Except that SPA frameworks are designed to complicate things, not to make them easier to understand. And SPA framework developers are crazy expensive, mor expensive than seasoned C++ systems programmers. (The two facts are probably linked.)
Have you ever developed a complicated front-end system? Not using a vue/react style framework would be ludicrous (ie, building something like Facebook Ads UI or Google Analytics UI). I find it super bizarre you say "complicate things" when they do 100% the opposite. I would love to understand what you would use if you were tasked with building FB Ads manager interface: https://disruptiveadvertising.com/static/61a4440576bffd6e6a2...
> I find it super bizarre you say "complicate things" when they do 100% the opposite.
They're way, way overengineered for the very limited use cases they're designed for.
If you're going to ditch the browser API's and re-write the world in Javascript, why not take into consideration all of the history of GUI development and do it right? I.e., make a real layout engine, proper widget hierarchies, real encapsulation, etc.
Instead there's some sort of frankenstein in-between state where you've ditched all the benefits of native browser API's but haven't arrived anywhere that's a true paradigm shift.
TL;DR - yeah, they make some things easier to reason about, but for any sort of non-standard webapp you'll still need to write an equivalent mountain of hacks and framework adaptors.

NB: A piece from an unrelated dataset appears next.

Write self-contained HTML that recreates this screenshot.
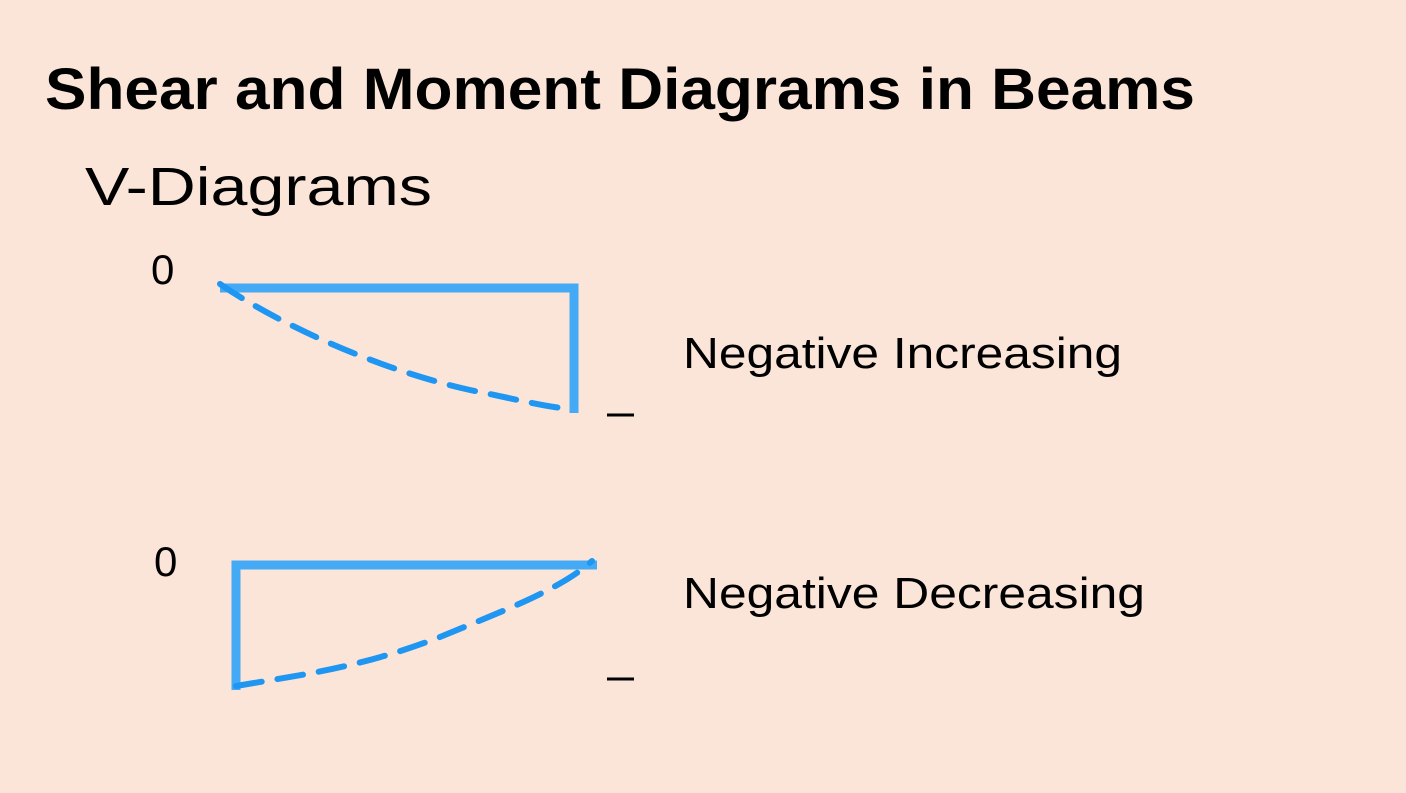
<!DOCTYPE html>
<html><head><meta charset="utf-8"><style>
html,body{margin:0;padding:0;background:#fae5d8;}
svg{display:block;}
text{font-family:"Liberation Sans",sans-serif;fill:#000;}
</style></head><body>
<svg width="1406" height="793" viewBox="0 0 1406 793">
<rect width="1406" height="793" fill="#fae5d8"/>
<text x="45" y="109" font-size="58" font-weight="bold" textLength="1150" lengthAdjust="spacingAndGlyphs">Shear and Moment Diagrams in Beams</text>
<text x="85" y="205" font-size="54" textLength="347" lengthAdjust="spacingAndGlyphs">V-Diagrams</text>
<text x="151" y="284" font-size="42">0</text>
<text x="154" y="576" font-size="42">0</text>
<line x1="607" y1="415" x2="634" y2="415" stroke="#000" stroke-width="3"/>
<line x1="607" y1="679" x2="634" y2="679" stroke="#000" stroke-width="3"/>
<text x="683" y="368" font-size="44" textLength="439" lengthAdjust="spacingAndGlyphs">Negative Increasing</text>
<text x="683" y="608" font-size="44" textLength="462" lengthAdjust="spacingAndGlyphs">Negative Decreasing</text>
<polyline points="220,288 574,288 574,413" fill="none" stroke="#45aaf5" stroke-width="9"/>
<path d="M220,284 C280,325 380,370 470,390 C520,400 550,408 573,409" fill="none" stroke="#1e96f2" stroke-width="6" stroke-linecap="round" stroke-dasharray="26,16"/>
<polyline points="597,565 236,565 236,690" fill="none" stroke="#45aaf5" stroke-width="9"/>
<path d="M236,686 C300,675 360,668 440,637 C500,612 560,590 592,561" fill="none" stroke="#1e96f2" stroke-width="6" stroke-linecap="round" stroke-dasharray="26,16"/>
</svg>
</body></html>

"very limited uses" mmmmm what? Reactive frameworks are one of the widest used front-end design patterns.
You answered my questions with a bunch of theoretical non-answers that comes off like a tech purist who hasn't actually used the technologies but has a lot of opinions about them. Do you have a lot of experience designing non-trivial/complicated web apps with very heavy front-end features? "layout engine", "widget hierarchies" what _exactly_ does that mean in the context of designing something as complicated as Google Analytics/FB Biz Manager using javascript. If you are proposing not using primarily JS logic but rather server logic, or not as a SPA (or isometric hybrid like nuxt/next), then that makes me want to hear your answer even more.